1. 中文
    1. 简介
  2. English
    1. Introduction

Rethinking Atrous Convolution for Semantic Image Segmentation
Paper: https://arxiv.org/abs/1706.05587

在这篇论文,作者在 deeplab 的基础上重新研究了 atrous convolution,并提出了 cascaded module 和 parallel module 两种结构。

中文

简介

对于语义分割,考虑使用DCNN的两个挑战:

  1. 由于池化和卷积的降采样操作,导致细节空间信息大大减少。

    使用 atrous convolution 可以减缓这个问题。

  2. 物体有不同尺度。

    Figure 2

    Figure 2. Alternative architectures to capture multi-scale context.

    有四类方法来解决此问题:

    1. 图像金字塔

      使用图像金字塔对不同尺度输入提取特征,不同尺度的物体在不同的特征图上突出。

      RCNN [61], Contextual Deep CRFs [48], Deeplab [11], Attention to Scale [10]

    2. 编码-解码

      取编码器的多尺度特征,并从解码器恢复空间分辨率。

      Segnet [3], U-net[63], Refinenet [47], GCN [60]

    3. 上下文模块

      在原始网络的顶部级联额外的模块,用于捕捉远程信息。
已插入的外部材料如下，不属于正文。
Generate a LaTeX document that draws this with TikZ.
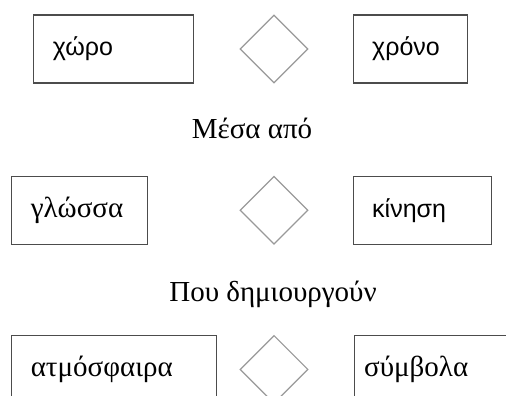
\documentclass[tikz,border=0pt]{standalone}
\usepackage{fontspec}
\setmainfont{Liberation Serif}
\setsansfont{Liberation Sans}
\usetikzlibrary{positioning,shapes.geometric}

\begin{document}
\begin{tikzpicture}[x=1pt, y=1pt, font=\fontsize{29}{33}\selectfont, termbox/.style={draw=black!70, line width=1.2pt, minimum height=68pt, align=left, inner xsep=19pt}, sansterm/.style={termbox, font=\sffamily\fontsize{25}{29}\selectfont}, joint/.style={draw=black!40, line width=1.2pt, diamond, minimum width=68pt, minimum height=68pt, inner sep=0pt}, caption/.style={anchor=base}]
\useasboundingbox (0,0) rectangle (506,-396);
\node[joint] (rel1) at (274,-49) {};
\node[joint, below=92pt of rel1] (rel2) {};
\node[joint, below=90pt of rel2] (rel3) {};
\node[sansterm, text width=122pt, left=45pt of rel1] (space) {χώρο};
\node[sansterm, text width=76pt, right=44pt of rel1] (time) {χρόνο};
\node[termbox, text width=98pt, left=91pt of rel2] (language) {γλώσσα};
\node[sansterm, text width=100pt, right=44pt of rel2] (motion) {κίνηση};
\node[termbox, text width=167pt, left=22pt of rel3] (atmosphere) {ατμόσφαιρα};
\node[termbox, text width=145pt, inner xsep=10pt, right=45pt of rel3] (symbols) {σύμβολα};
\node[caption] (through) at (252,-138) {Μέσα από};
\node[caption] (create) at (273,-301) {Που δημιουργούν};
\end{tikzpicture}
\end{document}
如DenseCRF。

      DeepLab [9], Cascade [85], piecewise [48], DPN [52], Holistic [81]

    4. 空间金字塔池化

      空间金字塔池化使用多个速率和多个有效的感受野进行池化。

      Attention to Scale [10], PSPNet [84]

English

Introduction

For the task of semantic segmentation, we consider two challenges in applying Deep Convolutional Neural Networks (DCNNs).

  1. this invariance to local image transformation may impede dense prediction tasks, where detailed spatial information is desired.

    With atrous convolution, also known as dilated convolution, is able to control the resolution at which feature responses are computed within DCNNs without requiring learning extra parameters.

  2. the existence of objects at multiple scales.

    Several methods have been proposed to handle the problem and we mainly consider four categories:

    1. Image Pyramid

      an image pyramid to extract features for each scale input where objects at different scales become prominent at different feature maps.

    2. Encoder-Decoder

      exploits multi-scale features from the encoder part and recovers the spatial resolution from the decoder part.

    3. Context module

      extra modules are cascaded on top of the original network for capturing long range information.

    4. Spatial Pyramid Pooling

      spatial pyramid pooling probes an incoming feature map with filters or pooling operations at multiple rates and multiple effective field-of-views.